Given instruction :: Extract, in full, the lines below, beginning at the first and ending with the line that contains "type Shape = 'diamond'". Pictures do not belong in the copy.

Items ::

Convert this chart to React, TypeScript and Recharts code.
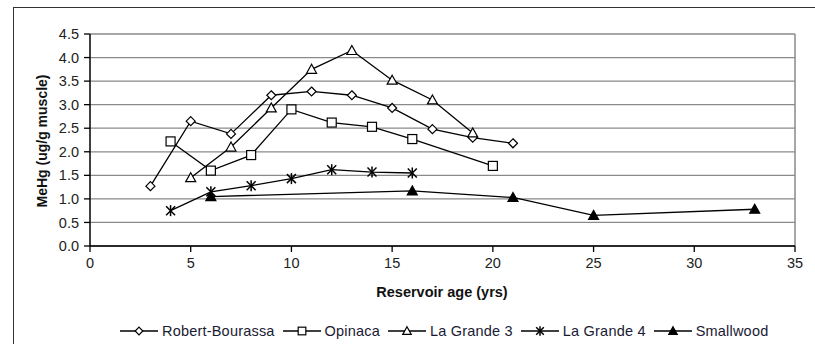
import React from 'react';
import {
  LineChart, Line, XAxis, YAxis, CartesianGrid, ReferenceLine, Label,
} from 'recharts';

// reservoir age (yrs) and MeHg (ug/g muscle) per reservoir
const rbAge = [3, 5, 7, 9, 11, 13, 15, 17, 19, 21];
const rbHg = [1.27, 2.65, 2.38, 3.2, 3.28, 3.2, 2.93, 2.48, 2.3, 2.18];

const opAge = [4, 6, 8, 10, 12, 14, 16, 20];
const opHg = [2.22, 1.6, 1.93, 2.9, 2.62, 2.53, 2.27, 1.7];

const lg3Age = [5, 7, 9, 11, 13, 15, 17, 19];
const lg3Hg = [1.45, 2.1, 2.93, 3.75, 4.15, 3.52, 3.1, 2.4];

const lg4Age = [4, 6, 8, 10, 12, 14, 16];
const lg4Hg = [0.75, 1.15, 1.28, 1.43, 1.62, 1.57, 1.55];

const swAge = [6, 16, 21, 25, 33];
const swHg = [1.05, 1.17, 1.03, 0.65, 0.78];

const xTicks = [0, 5, 10, 15, 20, 25, 30, 35];
const yTicks = [0, 0.5, 1, 1.5, 2, 2.5, 3, 3.5, 4, 4.5];

const pairs = (xs: number[], ys: number[]) => xs.map((x, i) => ({ x, y: ys[i] }));

type Shape = 'diamond' | 'square' | 'triangle' | 'star' | 'filled';

function Marker({ cx, cy, shape, s = 1 }: { cx: number; cy: number; shape: Shape; s?: number }) {
  const sw = 1.2;
  if (shape === 'diamond') {
    const r = 4.5 * s;
    return <polygon points={`${cx},${cy - r} ${cx + r},${cy} ${cx},${cy + r} ${cx - r},${cy}`} fill="#fff" stroke="#000" strokeWidth={sw} />;
  }
  if (shape === 'square') {
    const h = 4.5 * s;
    return <rect x={cx - h} y={cy - h} width={2 * h} height={2 * h} fill="#fff" stroke="#000" strokeWidth={sw} />;
  }
  if (shape === 'triangle' || shape === 'filled') {
    const fill = shape === 'filled' ? '#000' : '#fff';
    return <polygon points={`${cx},${cy - 5 * s} ${cx + 5 * s},${cy + 4 * s} ${cx - 5 * s},${cy + 4 * s}`} fill={fill} stroke="#000" strokeWidth={sw} />;
  }
  const r = 4.5 * s;
  return (
    <g stroke="#000" strokeWidth={1.5}>
      <line x1={cx - r} y1={cy - r} x2={cx + r} y2={cy + r} />
      <line x1={cx - r} y1={cy + r} x2={cx + r} y2={cy - r} />
      <line x1={cx} y1={cy - r - 1} x2={cx} y2={cy + r + 1} />
    </g>
  );
}

const dotOf = (shape: Shape) => (props: any) => (
  <Marker key={`${shape}-${props.index}`} cx={props.cx} cy={props.cy} shape={shape} />
);

const series: { name: string; shape: Shape; data: { x: number; y: number }[] }[] = [
  { name: 'Robert-Bourassa', shape: 'diamond', data: pairs(rbAge, rbHg) },
  { name: 'Opinaca', shape: 'square', data: pairs(opAge, opHg) },
  { name: 'La Grande 3', shape: 'triangle', data: pairs(lg3Age, lg3Hg) },
  { name: 'La Grande 4', shape: 'star', data: pairs(lg4Age, lg4Hg) },
  { name: 'Smallwood', shape: 'filled', data: pairs(swAge, swHg) },
];

const font = '"Liberation Sans", Arial, sans-serif';

export default function App() {
  return (
    <div style={{ position: 'absolute', left: 0, top: 0, width: 815, height: 344, overflow: 'hidden', background: '#fff', fontFamily: font }}>
      <div style={{ position: 'absolute', left: 13, top: 7, width: 900, height: 400, borderLeft: '1.5px solid #333', borderTop: '1.5px solid #333' }} />
      <div style={{ position: 'absolute', left: 0, top: 0 }}>
        <LineChart width={815} height={344} margin={{ top: 34, right: 20, left: 0, bottom: 0 }}>
          <CartesianGrid vertical={false} stroke="#8a8a8a" strokeWidth={1.3} />
          <ReferenceLine x={35} stroke="#8a8a8a" strokeWidth={1.5} />
          <XAxis
            type="number"
            dataKey="x"
            domain={[0, 35]}
            ticks={xTicks}
            allowDataOverflow
            height={98}
            tickSize={6}
            tickMargin={6}
            axisLine={{ stroke: '#000', strokeWidth: 1.5 }}
            tickLine={{ stroke: '#000', strokeWidth: 1.3 }}
            tick={{ fontSize: 14.5, fill: '#222', fontFamily: font }}
          >
            <Label
              content={() => (
                <text x={442} y={297} textAnchor="middle" fontSize={14.5} fontWeight="bold" fill="#111" fontFamily={font}>
                  Reservoir age (yrs)
                </text>
              )}
            />
          </XAxis>
          <YAxis
            type="number"
            domain={[0, 4.5]}
            ticks={yTicks}
            width={90}
            tickSize={6}
            tickMargin={5}
            tickFormatter={(v: number) => v.toFixed(1)}
            axisLine={{ stroke: '#000', strokeWidth: 1.5 }}
            tickLine={{ stroke: '#000', strokeWidth: 1.3 }}
            tick={{ fontSize: 14.5, fill: '#222', fontFamily: font }}
          >
            <Label
              content={() => (
                <text x={47} y={141} transform="rotate(-90 47 141)" textAnchor="middle" fontSize={14} fontWeight="bold" fill="#111" fontFamily={font}>
                  MeHg (ug/g muscle)
                </text>
              )}
            />
          </YAxis>
          {series.map(s => (
            <Line
              key={s.name}
              name={s.name}
              data={s.data}
              dataKey="y"
              type="linear"
              stroke="#000"
              strokeWidth={1.3}
              dot={dotOf(s.shape)}
              activeDot={false}
              isAnimationActive={false}
            />
          ))}
        </LineChart>
      </div>
      <div style={{ position: 'absolute', left: 120, top: 322, height: 18, display: 'flex', alignItems: 'center', gap: 8, fontSize: 14.5, letterSpacing: 0.2, color: '#1a1a33' }}>
        {series.map(s => (
          <div key={s.name} style={{ display: 'flex', alignItems: 'center', gap: 4 }}>
            <svg width={38} height={14}>
              <line x1={0} y1={7} x2={38} y2={7} stroke="#000" strokeWidth={1.3} />
              <Marker cx={19} cy={7} shape={s.shape} s={0.85} />
            </svg>
            <span>{s.name}</span>
          </div>
        ))}
      </div>
    </div>
  );
}
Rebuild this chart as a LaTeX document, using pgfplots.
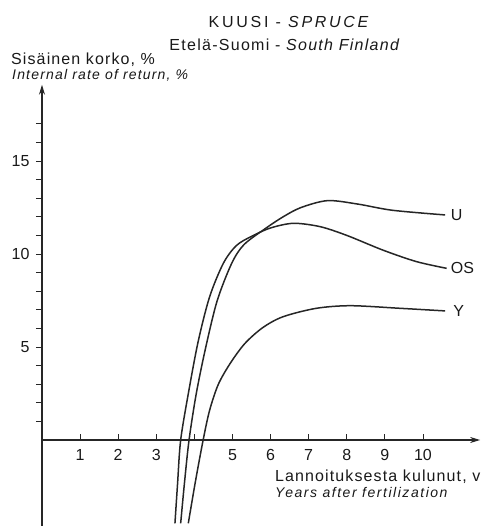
\documentclass[border=0pt]{standalone}
\usepackage{pgfplots}
\pgfplotsset{compat=1.18}
\usepackage{fontspec}
\setmainfont{Liberation Sans}
\usetikzlibrary{arrows.meta}
\newcommand\LS[1]{\addfontfeature{LetterSpace=#1}}
\newcommand\fs[1]{\fontsize{#1}{#1}\selectfont}
\begin{document}
\begin{tikzpicture}
\begin{axis}[
  x=38.1pt, y=18.6pt,
  xmin=0, xmax=11.5, ymin=-4.6, ymax=19.1,
  axis lines=middle,
  axis line style={line width=1.1pt, black!85, -{Stealth[length=10pt,width=6pt]}},
  clip=false,
  xtick={1,...,10},
  xticklabels={1,2,3,,5,6,7,8,9,10},
  ytick={1,...,17},
  yticklabels={,,,,5,,,,,10,,,,,15,,},
  major tick length=6pt,
  xtick style={black!85, line width=0.9pt, yshift=3pt},
  ytick style={black!85, line width=0.9pt, xshift=-3pt},
  /pgf/number format/assume math mode=true,
  xticklabel style={font=\fs{16}, text=black!90, yshift=-3pt},
  yticklabel style={font=\fs{16}, text=black!90, xshift=-6pt},
]
% OS
\addplot[black!85, line width=1.5pt, smooth] coordinates {
 (3.49,-4.48) (3.56,-2.3) (3.64,0) (3.85,2.6) (4.1,5.3) (4.4,7.7) (4.76,9.5) (5.1,10.45) (5.5,10.95)
 (6.0,11.4) (6.6,11.65) (7.3,11.47) (8.0,11.0) (8.96,10.2) (9.83,9.59) (10.62,9.23)};
% U
\addplot[black!85, line width=1.5pt, smooth] coordinates {
 (3.64,-4.48) (3.74,-2.3) (3.86,0) (4.05,2.5) (4.3,5.0) (4.6,7.5) (4.98,9.5) (5.3,10.5) (5.85,11.35)
 (6.33,12.0) (6.8,12.5) (7.5,12.87) (8.3,12.68) (9.2,12.35) (10.58,12.1)};
% Y
\addplot[black!85, line width=1.5pt, smooth] coordinates {
 (3.84,-4.48) (4.03,-2.2) (4.23,0) (4.4,1.6) (4.63,3.0) (4.95,4.15) (5.33,5.2) (5.8,6.05)
 (6.33,6.63) (7.2,7.08) (8.1,7.22) (9.4,7.08) (10.58,6.94)};
\node[anchor=west, font=\fs{16}, text=black!90, inner sep=0pt] at (axis cs:10.73,12.1) {U};
\node[anchor=west, font=\fs{16}, text=black!90, inner sep=0pt] at (axis cs:10.73,9.25) {OS};
\node[anchor=west, font=\fs{16}, text=black!90, inner sep=0pt] at (axis cs:10.79,6.94) {Y};
\node[font=\fs{16}\LS{17}, text=black!90, inner sep=0pt] at (axis cs:6.51,22.5) {KUUSI - \textit{SPRUCE}};
\node[font=\fs{16}\LS{8}, text=black!90, inner sep=0pt] at (axis cs:6.38,21.25) {Etelä-Suomi - \textit{South Finland}};
\node[anchor=west, font=\fs{16}\LS{7}, text=black!90, inner sep=0pt] at (axis cs:-0.814,20.43) {Sisäinen korko, \%};
\node[anchor=west, font=\fs{14}\LS{8.5}\itshape, text=black!90, inner sep=0pt] at (axis cs:-0.787,19.62) {Internal rate of return, \%};
\node[anchor=west, font=\fs{16}\LS{7}, text=black!90, inner sep=0pt] at (axis cs:6.115,-1.99) {Lannoituksesta kulunut, v};
\node[anchor=west, font=\fs{14}\LS{11}\itshape, text=black!90, inner sep=0pt] at (axis cs:6.115,-2.80) {Years after fertilization};
\path (axis cs:-1.102,-4.785) rectangle (axis cs:11.60,23.656);
\end{axis}
\end{tikzpicture}
\end{document}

Output of the task ::
Convert this chart to React, TypeScript and Recharts code.
import React from 'react';
import {
  LineChart, Line, XAxis, YAxis, CartesianGrid, ReferenceLine, Label,
} from 'recharts';

// reservoir age (yrs) and MeHg (ug/g muscle) per reservoir
const rbAge = [3, 5, 7, 9, 11, 13, 15, 17, 19, 21];
const rbHg = [1.27, 2.65, 2.38, 3.2, 3.28, 3.2, 2.93, 2.48, 2.3, 2.18];

const opAge = [4, 6, 8, 10, 12, 14, 16, 20];
const opHg = [2.22, 1.6, 1.93, 2.9, 2.62, 2.53, 2.27, 1.7];

const lg3Age = [5, 7, 9, 11, 13, 15, 17, 19];
const lg3Hg = [1.45, 2.1, 2.93, 3.75, 4.15, 3.52, 3.1, 2.4];

const lg4Age = [4, 6, 8, 10, 12, 14, 16];
const lg4Hg = [0.75, 1.15, 1.28, 1.43, 1.62, 1.57, 1.55];

const swAge = [6, 16, 21, 25, 33];
const swHg = [1.05, 1.17, 1.03, 0.65, 0.78];

const xTicks = [0, 5, 10, 15, 20, 25, 30, 35];
const yTicks = [0, 0.5, 1, 1.5, 2, 2.5, 3, 3.5, 4, 4.5];

const pairs = (xs: number[], ys: number[]) => xs.map((x, i) => ({ x, y: ys[i] }));

type Shape = 'diamond' | 'square' | 'triangle' | 'star' | 'filled';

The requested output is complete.